---------- INFORMATION SUPPLIED ----------

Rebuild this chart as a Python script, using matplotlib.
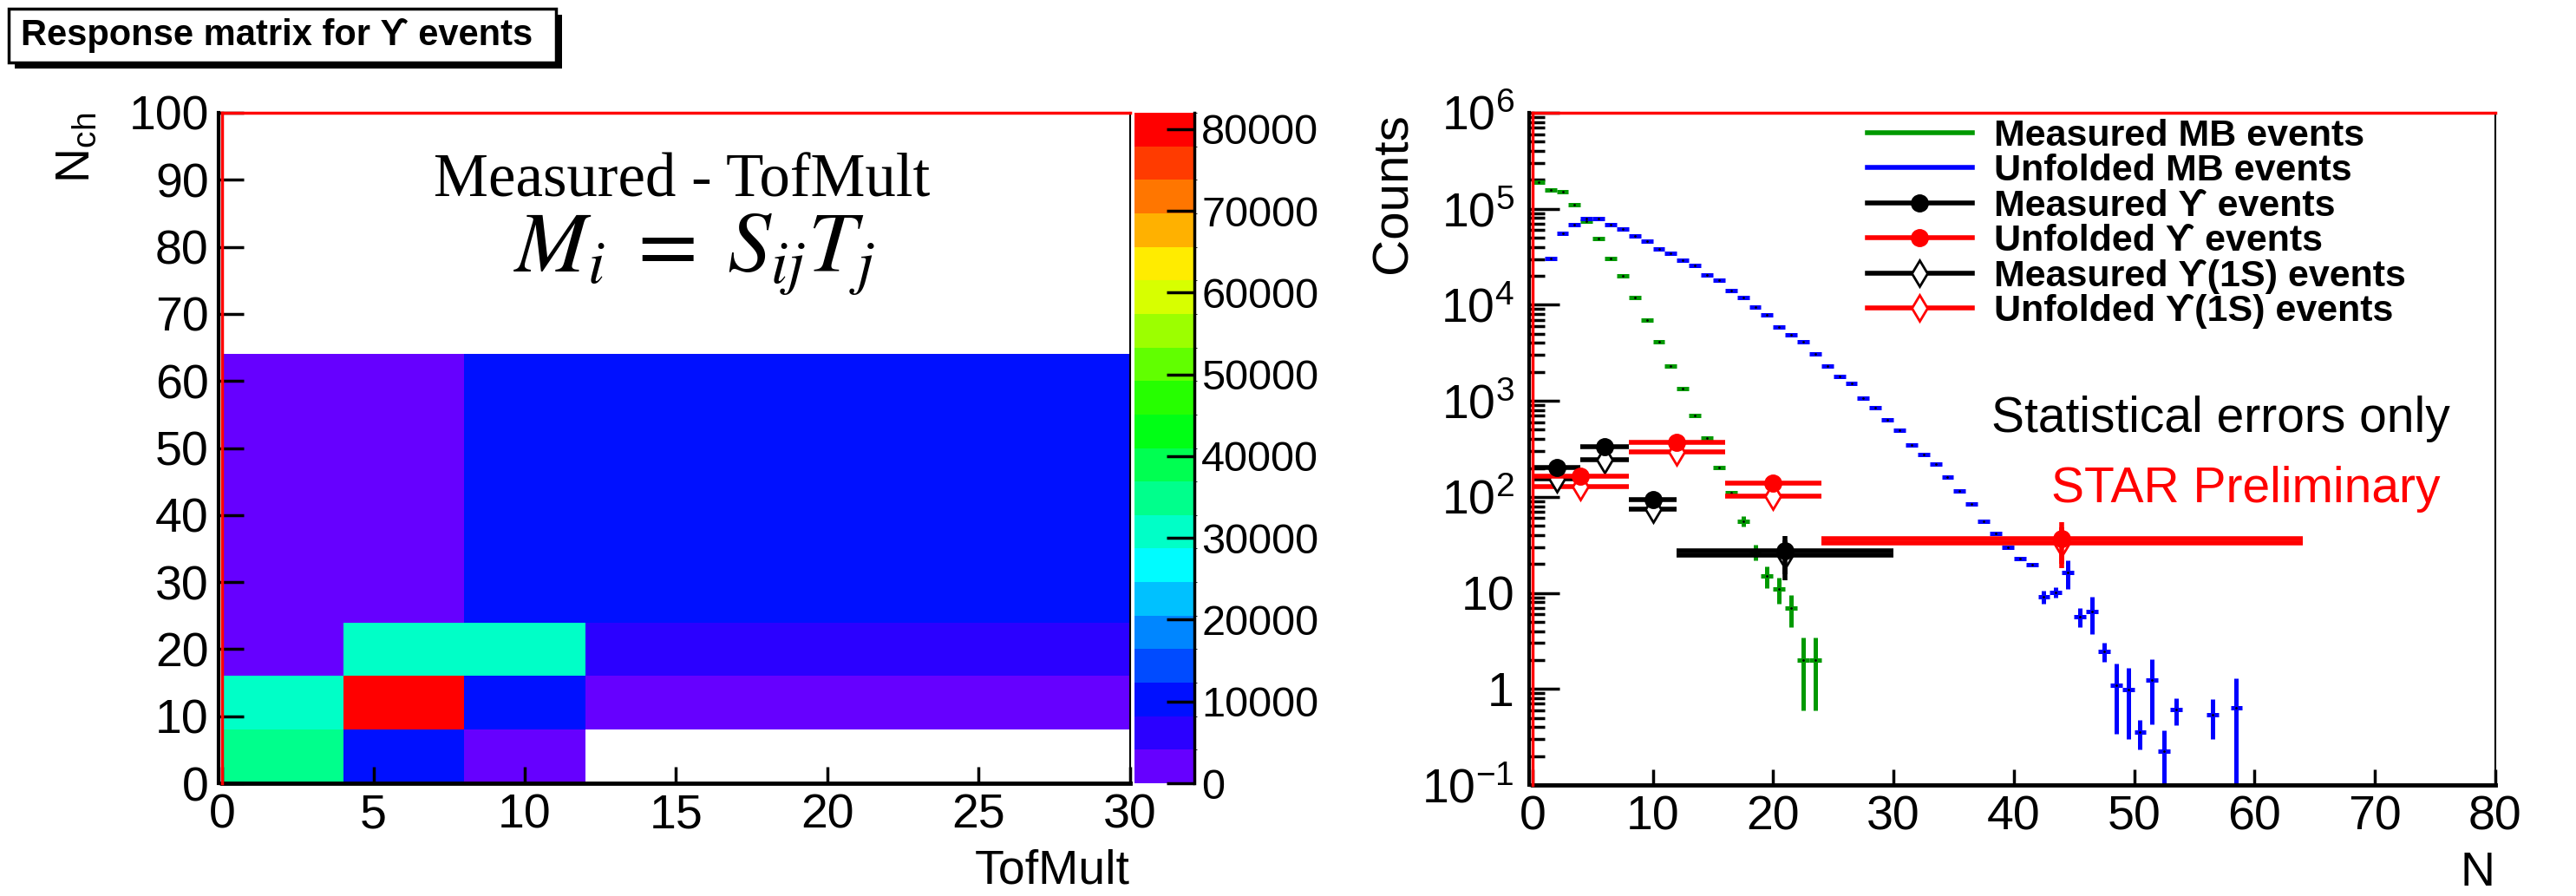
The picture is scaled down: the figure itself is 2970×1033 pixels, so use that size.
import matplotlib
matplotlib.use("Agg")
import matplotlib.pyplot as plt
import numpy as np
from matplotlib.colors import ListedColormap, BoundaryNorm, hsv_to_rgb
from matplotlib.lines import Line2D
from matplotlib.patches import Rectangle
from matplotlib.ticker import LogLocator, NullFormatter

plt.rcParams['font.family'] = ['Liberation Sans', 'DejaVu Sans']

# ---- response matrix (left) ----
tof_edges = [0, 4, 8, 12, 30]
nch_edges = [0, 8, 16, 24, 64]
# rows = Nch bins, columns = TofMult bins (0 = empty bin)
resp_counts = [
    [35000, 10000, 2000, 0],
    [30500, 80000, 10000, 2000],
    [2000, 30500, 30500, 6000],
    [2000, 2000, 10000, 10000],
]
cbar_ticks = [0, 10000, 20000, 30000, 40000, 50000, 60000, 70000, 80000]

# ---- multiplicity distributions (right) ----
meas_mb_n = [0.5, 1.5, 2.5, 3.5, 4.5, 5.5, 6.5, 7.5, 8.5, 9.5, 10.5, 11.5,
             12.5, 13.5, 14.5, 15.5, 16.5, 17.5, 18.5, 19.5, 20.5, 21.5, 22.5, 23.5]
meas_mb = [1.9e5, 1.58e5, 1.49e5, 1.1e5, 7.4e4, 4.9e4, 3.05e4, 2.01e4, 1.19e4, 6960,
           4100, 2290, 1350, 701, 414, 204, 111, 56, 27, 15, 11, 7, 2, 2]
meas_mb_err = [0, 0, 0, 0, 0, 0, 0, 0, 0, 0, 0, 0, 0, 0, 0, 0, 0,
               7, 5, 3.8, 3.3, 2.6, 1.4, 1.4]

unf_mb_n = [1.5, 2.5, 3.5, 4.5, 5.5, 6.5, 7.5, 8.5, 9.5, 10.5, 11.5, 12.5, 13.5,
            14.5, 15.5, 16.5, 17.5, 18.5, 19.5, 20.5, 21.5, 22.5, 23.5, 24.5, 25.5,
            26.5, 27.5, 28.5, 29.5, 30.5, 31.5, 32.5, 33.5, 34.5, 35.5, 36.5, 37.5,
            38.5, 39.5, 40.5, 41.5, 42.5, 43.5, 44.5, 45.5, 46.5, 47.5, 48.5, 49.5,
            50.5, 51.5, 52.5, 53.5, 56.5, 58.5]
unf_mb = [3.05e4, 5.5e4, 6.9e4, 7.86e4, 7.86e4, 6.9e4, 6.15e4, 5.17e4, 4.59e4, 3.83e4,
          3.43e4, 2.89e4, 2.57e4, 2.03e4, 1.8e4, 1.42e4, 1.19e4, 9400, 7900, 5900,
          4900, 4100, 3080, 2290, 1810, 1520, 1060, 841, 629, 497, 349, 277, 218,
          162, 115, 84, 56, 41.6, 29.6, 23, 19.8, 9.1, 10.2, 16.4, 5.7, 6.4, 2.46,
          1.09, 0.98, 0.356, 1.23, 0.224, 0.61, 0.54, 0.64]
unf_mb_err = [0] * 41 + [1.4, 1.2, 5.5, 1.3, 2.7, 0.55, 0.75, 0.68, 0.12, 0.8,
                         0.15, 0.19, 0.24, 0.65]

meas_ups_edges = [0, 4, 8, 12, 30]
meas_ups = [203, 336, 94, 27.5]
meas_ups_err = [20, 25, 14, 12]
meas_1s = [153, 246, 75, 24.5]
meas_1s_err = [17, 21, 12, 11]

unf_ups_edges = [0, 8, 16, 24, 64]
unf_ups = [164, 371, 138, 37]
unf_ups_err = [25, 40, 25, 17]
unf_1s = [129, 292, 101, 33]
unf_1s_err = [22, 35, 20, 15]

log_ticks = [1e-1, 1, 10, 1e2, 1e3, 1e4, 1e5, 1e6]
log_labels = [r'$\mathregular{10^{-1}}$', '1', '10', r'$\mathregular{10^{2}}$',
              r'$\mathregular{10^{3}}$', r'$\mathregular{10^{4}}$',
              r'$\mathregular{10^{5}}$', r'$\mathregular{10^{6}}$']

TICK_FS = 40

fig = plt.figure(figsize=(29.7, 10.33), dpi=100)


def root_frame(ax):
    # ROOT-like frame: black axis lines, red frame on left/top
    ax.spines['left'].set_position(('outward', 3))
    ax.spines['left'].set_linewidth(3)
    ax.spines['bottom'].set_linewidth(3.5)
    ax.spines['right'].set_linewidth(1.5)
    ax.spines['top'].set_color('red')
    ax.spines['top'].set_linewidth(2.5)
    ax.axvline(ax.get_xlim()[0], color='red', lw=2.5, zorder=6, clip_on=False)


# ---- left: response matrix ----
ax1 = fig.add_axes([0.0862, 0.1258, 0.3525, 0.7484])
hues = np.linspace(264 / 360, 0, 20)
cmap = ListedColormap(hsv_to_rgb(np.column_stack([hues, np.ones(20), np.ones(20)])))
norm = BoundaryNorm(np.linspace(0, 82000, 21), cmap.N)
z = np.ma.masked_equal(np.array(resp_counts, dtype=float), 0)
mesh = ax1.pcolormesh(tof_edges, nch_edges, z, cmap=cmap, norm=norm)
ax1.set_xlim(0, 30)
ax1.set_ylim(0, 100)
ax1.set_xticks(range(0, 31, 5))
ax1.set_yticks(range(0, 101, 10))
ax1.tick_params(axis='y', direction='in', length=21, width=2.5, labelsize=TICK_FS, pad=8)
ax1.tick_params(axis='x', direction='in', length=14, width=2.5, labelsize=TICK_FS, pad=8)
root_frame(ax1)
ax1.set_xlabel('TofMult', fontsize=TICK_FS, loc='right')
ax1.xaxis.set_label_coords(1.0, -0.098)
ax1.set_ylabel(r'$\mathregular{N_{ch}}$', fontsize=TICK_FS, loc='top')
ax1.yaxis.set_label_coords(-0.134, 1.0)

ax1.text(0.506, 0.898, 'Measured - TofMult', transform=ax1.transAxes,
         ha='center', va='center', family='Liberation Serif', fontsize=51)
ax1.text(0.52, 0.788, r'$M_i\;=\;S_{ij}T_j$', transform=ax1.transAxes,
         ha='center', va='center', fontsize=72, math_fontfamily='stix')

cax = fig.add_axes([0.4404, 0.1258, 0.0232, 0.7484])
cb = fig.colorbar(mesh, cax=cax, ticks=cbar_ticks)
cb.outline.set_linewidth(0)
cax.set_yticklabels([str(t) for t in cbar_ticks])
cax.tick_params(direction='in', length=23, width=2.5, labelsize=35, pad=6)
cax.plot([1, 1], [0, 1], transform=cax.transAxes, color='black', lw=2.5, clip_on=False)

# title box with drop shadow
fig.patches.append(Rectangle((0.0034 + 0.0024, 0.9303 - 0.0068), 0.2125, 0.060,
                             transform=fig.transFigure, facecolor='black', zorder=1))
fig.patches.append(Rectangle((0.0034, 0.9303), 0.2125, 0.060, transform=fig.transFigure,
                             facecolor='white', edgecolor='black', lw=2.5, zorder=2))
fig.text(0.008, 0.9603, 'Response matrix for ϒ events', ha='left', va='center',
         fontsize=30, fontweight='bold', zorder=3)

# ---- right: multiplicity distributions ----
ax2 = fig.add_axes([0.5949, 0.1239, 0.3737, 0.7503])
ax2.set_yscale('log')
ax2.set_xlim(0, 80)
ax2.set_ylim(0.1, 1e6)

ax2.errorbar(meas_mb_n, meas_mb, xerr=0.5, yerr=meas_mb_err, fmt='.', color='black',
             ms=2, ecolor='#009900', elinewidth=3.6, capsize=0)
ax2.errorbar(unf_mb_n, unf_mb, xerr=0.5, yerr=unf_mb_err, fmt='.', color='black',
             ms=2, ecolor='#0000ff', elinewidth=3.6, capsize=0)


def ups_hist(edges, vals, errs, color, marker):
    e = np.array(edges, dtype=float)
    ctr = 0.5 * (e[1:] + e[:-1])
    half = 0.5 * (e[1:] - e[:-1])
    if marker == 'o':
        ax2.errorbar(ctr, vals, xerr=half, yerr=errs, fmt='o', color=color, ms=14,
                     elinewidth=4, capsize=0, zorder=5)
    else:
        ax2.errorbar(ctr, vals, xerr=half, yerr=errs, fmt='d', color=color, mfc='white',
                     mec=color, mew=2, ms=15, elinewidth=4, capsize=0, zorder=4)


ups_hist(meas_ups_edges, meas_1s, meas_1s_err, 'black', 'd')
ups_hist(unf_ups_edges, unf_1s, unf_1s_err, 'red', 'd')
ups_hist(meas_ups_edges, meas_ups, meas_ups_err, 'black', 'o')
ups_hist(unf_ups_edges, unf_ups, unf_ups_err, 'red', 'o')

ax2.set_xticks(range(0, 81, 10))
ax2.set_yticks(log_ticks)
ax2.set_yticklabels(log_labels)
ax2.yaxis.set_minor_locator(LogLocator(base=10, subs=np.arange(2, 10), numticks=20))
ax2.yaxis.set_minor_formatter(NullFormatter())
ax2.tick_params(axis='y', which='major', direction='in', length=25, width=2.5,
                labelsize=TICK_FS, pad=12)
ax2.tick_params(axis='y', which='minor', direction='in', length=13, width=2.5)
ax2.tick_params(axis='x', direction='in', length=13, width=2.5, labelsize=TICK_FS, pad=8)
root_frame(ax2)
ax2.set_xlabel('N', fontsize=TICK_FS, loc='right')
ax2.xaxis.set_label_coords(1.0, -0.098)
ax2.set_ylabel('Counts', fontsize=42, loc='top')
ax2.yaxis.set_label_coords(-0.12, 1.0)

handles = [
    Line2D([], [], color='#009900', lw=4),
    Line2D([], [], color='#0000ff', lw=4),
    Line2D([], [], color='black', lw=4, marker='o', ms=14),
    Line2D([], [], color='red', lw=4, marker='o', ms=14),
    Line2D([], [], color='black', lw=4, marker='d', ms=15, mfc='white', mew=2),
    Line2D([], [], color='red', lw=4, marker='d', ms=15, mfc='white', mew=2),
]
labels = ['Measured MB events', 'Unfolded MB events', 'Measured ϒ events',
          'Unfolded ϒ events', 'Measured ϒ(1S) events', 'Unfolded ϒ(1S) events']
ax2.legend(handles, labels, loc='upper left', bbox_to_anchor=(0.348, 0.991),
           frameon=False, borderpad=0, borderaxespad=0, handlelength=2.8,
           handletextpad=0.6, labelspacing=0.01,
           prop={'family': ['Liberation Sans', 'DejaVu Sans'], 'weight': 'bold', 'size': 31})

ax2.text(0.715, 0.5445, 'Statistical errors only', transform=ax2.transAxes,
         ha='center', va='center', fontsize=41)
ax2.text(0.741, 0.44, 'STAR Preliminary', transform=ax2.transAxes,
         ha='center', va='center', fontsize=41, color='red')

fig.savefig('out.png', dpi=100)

----------

§ **TASK DETAILS**
In the listing above, find the lines holding the word "matplotlib" and copy them.

§ **EXERCISE OUTPUT**
Rebuild this chart as a Python script, using matplotlib.
import matplotlib
matplotlib.use("Agg")
import matplotlib.pyplot as plt
from matplotlib.colors import ListedColormap, BoundaryNorm, hsv_to_rgb
from matplotlib.lines import Line2D
from matplotlib.patches import Rectangle
from matplotlib.ticker import LogLocator, NullFormatter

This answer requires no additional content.